▶ [REQUIRED WORK] Retype each line of the material exactly, please, skipping any picture in it.

▼

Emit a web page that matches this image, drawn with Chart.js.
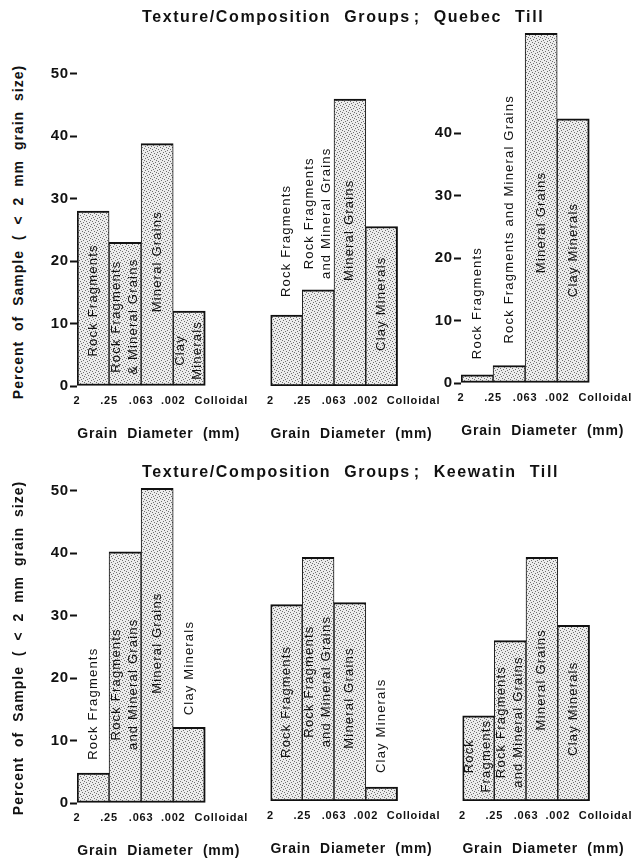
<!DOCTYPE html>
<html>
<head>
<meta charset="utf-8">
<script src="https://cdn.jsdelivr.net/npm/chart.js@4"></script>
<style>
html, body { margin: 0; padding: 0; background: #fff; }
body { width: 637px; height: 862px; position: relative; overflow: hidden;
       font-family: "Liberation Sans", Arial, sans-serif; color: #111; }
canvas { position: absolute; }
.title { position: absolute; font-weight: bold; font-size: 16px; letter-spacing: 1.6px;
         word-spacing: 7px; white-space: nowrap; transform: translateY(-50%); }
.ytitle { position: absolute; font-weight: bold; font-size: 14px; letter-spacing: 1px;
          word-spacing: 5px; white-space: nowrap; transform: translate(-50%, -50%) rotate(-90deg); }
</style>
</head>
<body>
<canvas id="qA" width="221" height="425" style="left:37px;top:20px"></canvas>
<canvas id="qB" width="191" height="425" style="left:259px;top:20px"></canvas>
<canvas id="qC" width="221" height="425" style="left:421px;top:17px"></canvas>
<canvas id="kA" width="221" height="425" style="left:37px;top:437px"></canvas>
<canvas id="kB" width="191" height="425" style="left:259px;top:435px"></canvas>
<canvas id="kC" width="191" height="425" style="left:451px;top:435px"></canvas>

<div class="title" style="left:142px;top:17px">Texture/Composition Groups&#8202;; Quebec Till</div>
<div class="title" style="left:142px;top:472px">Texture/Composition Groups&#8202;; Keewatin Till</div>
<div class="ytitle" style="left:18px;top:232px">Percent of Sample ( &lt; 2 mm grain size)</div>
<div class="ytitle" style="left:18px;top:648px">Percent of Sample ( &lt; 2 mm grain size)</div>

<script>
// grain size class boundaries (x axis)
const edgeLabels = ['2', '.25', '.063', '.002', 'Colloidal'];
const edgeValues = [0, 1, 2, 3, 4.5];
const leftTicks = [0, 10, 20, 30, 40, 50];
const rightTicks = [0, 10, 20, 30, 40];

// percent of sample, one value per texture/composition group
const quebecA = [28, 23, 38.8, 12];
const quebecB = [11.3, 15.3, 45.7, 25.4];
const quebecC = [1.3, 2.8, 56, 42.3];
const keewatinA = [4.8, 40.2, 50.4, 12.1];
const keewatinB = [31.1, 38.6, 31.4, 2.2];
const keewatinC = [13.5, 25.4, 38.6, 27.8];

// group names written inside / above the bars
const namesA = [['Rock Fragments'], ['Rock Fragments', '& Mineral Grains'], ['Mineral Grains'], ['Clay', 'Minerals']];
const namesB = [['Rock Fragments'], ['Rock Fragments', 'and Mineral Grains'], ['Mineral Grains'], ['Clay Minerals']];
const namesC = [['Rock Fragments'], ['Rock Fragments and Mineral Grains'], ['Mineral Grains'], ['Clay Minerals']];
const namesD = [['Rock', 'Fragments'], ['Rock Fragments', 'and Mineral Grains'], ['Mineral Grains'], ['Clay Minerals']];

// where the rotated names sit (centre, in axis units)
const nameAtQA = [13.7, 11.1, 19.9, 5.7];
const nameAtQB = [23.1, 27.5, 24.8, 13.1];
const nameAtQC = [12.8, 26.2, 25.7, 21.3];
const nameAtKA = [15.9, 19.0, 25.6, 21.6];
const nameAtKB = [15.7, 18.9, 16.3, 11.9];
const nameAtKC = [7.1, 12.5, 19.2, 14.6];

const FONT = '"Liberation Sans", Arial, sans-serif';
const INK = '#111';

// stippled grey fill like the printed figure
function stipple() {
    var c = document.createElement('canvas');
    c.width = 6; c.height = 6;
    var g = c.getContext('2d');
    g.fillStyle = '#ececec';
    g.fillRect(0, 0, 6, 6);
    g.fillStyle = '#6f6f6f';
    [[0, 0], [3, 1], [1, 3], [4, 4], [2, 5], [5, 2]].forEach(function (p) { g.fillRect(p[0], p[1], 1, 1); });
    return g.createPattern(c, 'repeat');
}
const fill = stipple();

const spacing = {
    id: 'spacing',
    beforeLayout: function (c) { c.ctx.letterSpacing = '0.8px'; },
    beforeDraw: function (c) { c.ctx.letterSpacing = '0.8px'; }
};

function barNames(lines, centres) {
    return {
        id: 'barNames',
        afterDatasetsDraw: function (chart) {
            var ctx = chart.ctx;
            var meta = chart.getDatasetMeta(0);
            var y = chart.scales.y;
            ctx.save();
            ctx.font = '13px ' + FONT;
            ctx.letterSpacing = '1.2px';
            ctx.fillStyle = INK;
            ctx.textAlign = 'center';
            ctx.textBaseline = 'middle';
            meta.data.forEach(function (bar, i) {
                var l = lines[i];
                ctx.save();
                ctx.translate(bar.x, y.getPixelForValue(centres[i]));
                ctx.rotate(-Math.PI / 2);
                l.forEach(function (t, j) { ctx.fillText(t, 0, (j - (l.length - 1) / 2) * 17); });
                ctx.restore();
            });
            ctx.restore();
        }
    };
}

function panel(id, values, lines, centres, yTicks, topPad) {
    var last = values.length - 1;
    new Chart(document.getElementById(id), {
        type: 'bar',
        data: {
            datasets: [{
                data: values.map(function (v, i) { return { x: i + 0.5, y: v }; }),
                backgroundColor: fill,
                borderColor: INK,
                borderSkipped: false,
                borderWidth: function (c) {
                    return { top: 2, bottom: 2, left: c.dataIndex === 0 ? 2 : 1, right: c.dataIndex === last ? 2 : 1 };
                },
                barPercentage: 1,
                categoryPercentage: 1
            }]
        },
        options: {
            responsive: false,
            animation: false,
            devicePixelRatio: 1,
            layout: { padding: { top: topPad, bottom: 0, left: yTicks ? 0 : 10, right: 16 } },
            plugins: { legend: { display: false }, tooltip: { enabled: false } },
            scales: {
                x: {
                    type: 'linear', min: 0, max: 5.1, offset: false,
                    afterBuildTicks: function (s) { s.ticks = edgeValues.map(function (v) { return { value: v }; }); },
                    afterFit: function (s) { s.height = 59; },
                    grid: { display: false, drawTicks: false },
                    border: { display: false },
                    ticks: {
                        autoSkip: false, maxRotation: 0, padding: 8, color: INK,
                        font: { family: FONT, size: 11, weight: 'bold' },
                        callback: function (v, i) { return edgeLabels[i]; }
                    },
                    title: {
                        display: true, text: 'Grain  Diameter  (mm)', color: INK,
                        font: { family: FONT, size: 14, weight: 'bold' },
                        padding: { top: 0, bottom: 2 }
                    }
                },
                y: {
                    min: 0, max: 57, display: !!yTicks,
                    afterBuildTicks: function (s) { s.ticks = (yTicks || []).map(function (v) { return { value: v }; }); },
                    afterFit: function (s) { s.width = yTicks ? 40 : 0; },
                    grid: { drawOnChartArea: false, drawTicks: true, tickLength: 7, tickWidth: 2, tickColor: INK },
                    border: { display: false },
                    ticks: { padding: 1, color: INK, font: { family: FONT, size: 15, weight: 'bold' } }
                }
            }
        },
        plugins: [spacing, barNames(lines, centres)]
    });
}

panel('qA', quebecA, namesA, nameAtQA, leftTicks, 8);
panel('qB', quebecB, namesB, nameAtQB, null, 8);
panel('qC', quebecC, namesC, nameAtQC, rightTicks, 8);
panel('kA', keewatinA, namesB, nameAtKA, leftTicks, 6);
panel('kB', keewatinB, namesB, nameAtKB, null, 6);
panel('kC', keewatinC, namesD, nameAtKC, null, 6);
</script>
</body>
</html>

▲

▶ [ANSWER BELOW]
Emit a web page that matches this image, drawn with Chart.js.
<!DOCTYPE html>
<html>
<head>
<meta charset="utf-8">
<script src="https://cdn.jsdelivr.net/npm/chart.js@4"></script>
<style>
html, body { margin: 0; padding: 0; background: #fff; }
body { width: 637px; height: 862px; position: relative; overflow: hidden;
       font-family: "Liberation Sans", Arial, sans-serif; color: #111; }
canvas { position: absolute; }
.title { position: absolute; font-weight: bold; font-size: 16px; letter-spacing: 1.6px;
         word-spacing: 7px; white-space: nowrap; transform: translateY(-50%); }
.ytitle { position: absolute; font-weight: bold; font-size: 14px; letter-spacing: 1px;
          word-spacing: 5px; white-space: nowrap; transform: translate(-50%, -50%) rotate(-90deg); }
</style>
</head>
<body>
<canvas id="qA" width="221" height="425" style="left:37px;top:20px"></canvas>
<canvas id="qB" width="191" height="425" style="left:259px;top:20px"></canvas>
<canvas id="qC" width="221" height="425" style="left:421px;top:17px"></canvas>
<canvas id="kA" width="221" height="425" style="left:37px;top:437px"></canvas>
<canvas id="kB" width="191" height="425" style="left:259px;top:435px"></canvas>
<canvas id="kC" width="191" height="425" style="left:451px;top:435px"></canvas>

<div class="title" style="left:142px;top:17px">Texture/Composition Groups&#8202;; Quebec Till</div>
<div class="title" style="left:142px;top:472px">Texture/Composition Groups&#8202;; Keewatin Till</div>
<div class="ytitle" style="left:18px;top:232px">Percent of Sample ( &lt; 2 mm grain size)</div>
<div class="ytitle" style="left:18px;top:648px">Percent of Sample ( &lt; 2 mm grain size)</div>

<script>
// grain size class boundaries (x axis)
const edgeLabels = ['2', '.25', '.063', '.002', 'Colloidal'];
const edgeValues = [0, 1, 2, 3, 4.5];
const leftTicks = [0, 10, 20, 30, 40, 50];
const rightTicks = [0, 10, 20, 30, 40];

// percent of sample, one value per texture/composition group
const quebecA = [28, 23, 38.8, 12];
const quebecB = [11.3, 15.3, 45.7, 25.4];
const quebecC = [1.3, 2.8, 56, 42.3];
const keewatinA = [4.8, 40.2, 50.4, 12.1];
const keewatinB = [31.1, 38.6, 31.4, 2.2];
const keewatinC = [13.5, 25.4, 38.6, 27.8];

// group names written inside / above the bars
const namesA = [['Rock Fragments'], ['Rock Fragments', '& Mineral Grains'], ['Mineral Grains'], ['Clay', 'Minerals']];
const namesB = [['Rock Fragments'], ['Rock Fragments', 'and Mineral Grains'], ['Mineral Grains'], ['Clay Minerals']];
const namesC = [['Rock Fragments'], ['Rock Fragments and Mineral Grains'], ['Mineral Grains'], ['Clay Minerals']];
const namesD = [['Rock', 'Fragments'], ['Rock Fragments', 'and Mineral Grains'], ['Mineral Grains'], ['Clay Minerals']];

// where the rotated names sit (centre, in axis units)
const nameAtQA = [13.7, 11.1, 19.9, 5.7];
const nameAtQB = [23.1, 27.5, 24.8, 13.1];
const nameAtQC = [12.8, 26.2, 25.7, 21.3];
const nameAtKA = [15.9, 19.0, 25.6, 21.6];
const nameAtKB = [15.7, 18.9, 16.3, 11.9];
const nameAtKC = [7.1, 12.5, 19.2, 14.6];

const FONT = '"Liberation Sans", Arial, sans-serif';
const INK = '#111';

// stippled grey fill like the printed figure
function stipple() {
    var c = document.createElement('canvas');
    c.width = 6; c.height = 6;
    var g = c.getContext('2d');
    g.fillStyle = '#ececec';
    g.fillRect(0, 0, 6, 6);
    g.fillStyle = '#6f6f6f';
    [[0, 0], [3, 1], [1, 3], [4, 4], [2, 5], [5, 2]].forEach(function (p) { g.fillRect(p[0], p[1], 1, 1); });
    return g.createPattern(c, 'repeat');
}
const fill = stipple();

const spacing = {
    id: 'spacing',
    beforeLayout: function (c) { c.ctx.letterSpacing = '0.8px'; },
    beforeDraw: function (c) { c.ctx.letterSpacing = '0.8px'; }
};

function barNames(lines, centres) {
    return {
        id: 'barNames',
        afterDatasetsDraw: function (chart) {
            var ctx = chart.ctx;
            var meta = chart.getDatasetMeta(0);
            var y = chart.scales.y;
            ctx.save();
            ctx.font = '13px ' + FONT;
            ctx.letterSpacing = '1.2px';
            ctx.fillStyle = INK;
            ctx.textAlign = 'center';
            ctx.textBaseline = 'middle';
            meta.data.forEach(function (bar, i) {
                var l = lines[i];
                ctx.save();
                ctx.translate(bar.x, y.getPixelForValue(centres[i]));
                ctx.rotate(-Math.PI / 2);
                l.forEach(function (t, j) { ctx.fillText(t, 0, (j - (l.length - 1) / 2) * 17); });
                ctx.restore();
            });
            ctx.restore();
        }
    };
}

function panel(id, values, lines, centres, yTicks, topPad) {
    var last = values.length - 1;
    new Chart(document.getElementById(id), {
        type: 'bar',
        data: {
            datasets: [{
                data: values.map(function (v, i) { return { x: i + 0.5, y: v }; }),
                backgroundColor: fill,
                borderColor: INK,
                borderSkipped: false,
                borderWidth: function (c) {
                    return { top: 2, bottom: 2, left: c.dataIndex === 0 ? 2 : 1, right: c.dataIndex === last ? 2 : 1 };
                },
                barPercentage: 1,
                categoryPercentage: 1
            }]
        },
        options: {
            responsive: false,
            animation: false,
            devicePixelRatio: 1,
            layout: { padding: { top: topPad, bottom: 0, left: yTicks ? 0 : 10, right: 16 } },
            plugins: { legend: { display: false }, tooltip: { enabled: false } },
            scales: {
                x: {
                    type: 'linear', min: 0, max: 5.1, offset: false,
                    afterBuildTicks: function (s) { s.ticks = edgeValues.map(function (v) { return { value: v }; }); },
                    afterFit: function (s) { s.height = 59; },
                    grid: { display: false, drawTicks: false },
                    border: { display: false },
                    ticks: {
                        autoSkip: false, maxRotation: 0, padding: 8, color: INK,
                        font: { family: FONT, size: 11, weight: 'bold' },
                        callback: function (v, i) { return edgeLabels[i]; }
                    },
                    title: {
                        display: true, text: 'Grain  Diameter  (mm)', color: INK,
                        font: { family: FONT, size: 14, weight: 'bold' },
                        padding: { top: 0, bottom: 2 }
                    }
                },
                y: {
                    min: 0, max: 57, display: !!yTicks,
                    afterBuildTicks: function (s) { s.ticks = (yTicks || []).map(function (v) { return { value: v }; }); },
                    afterFit: function (s) { s.width = yTicks ? 40 : 0; },
                    grid: { drawOnChartArea: false, drawTicks: true, tickLength: 7, tickWidth: 2, tickColor: INK },
                    border: { display: false },
                    ticks: { padding: 1, color: INK, font: { family: FONT, size: 15, weight: 'bold' } }
                }
            }
        },
        plugins: [spacing, barNames(lines, centres)]
    });
}

panel('qA', quebecA, namesA, nameAtQA, leftTicks, 8);
panel('qB', quebecB, namesB, nameAtQB, null, 8);
panel('qC', quebecC, namesC, nameAtQC, rightTicks, 8);
panel('kA', keewatinA, namesB, nameAtKA, leftTicks, 6);
panel('kB', keewatinB, namesB, nameAtKB, null, 6);
panel('kC', keewatinC, namesD, nameAtKC, null, 6);
</script>
</body>
</html>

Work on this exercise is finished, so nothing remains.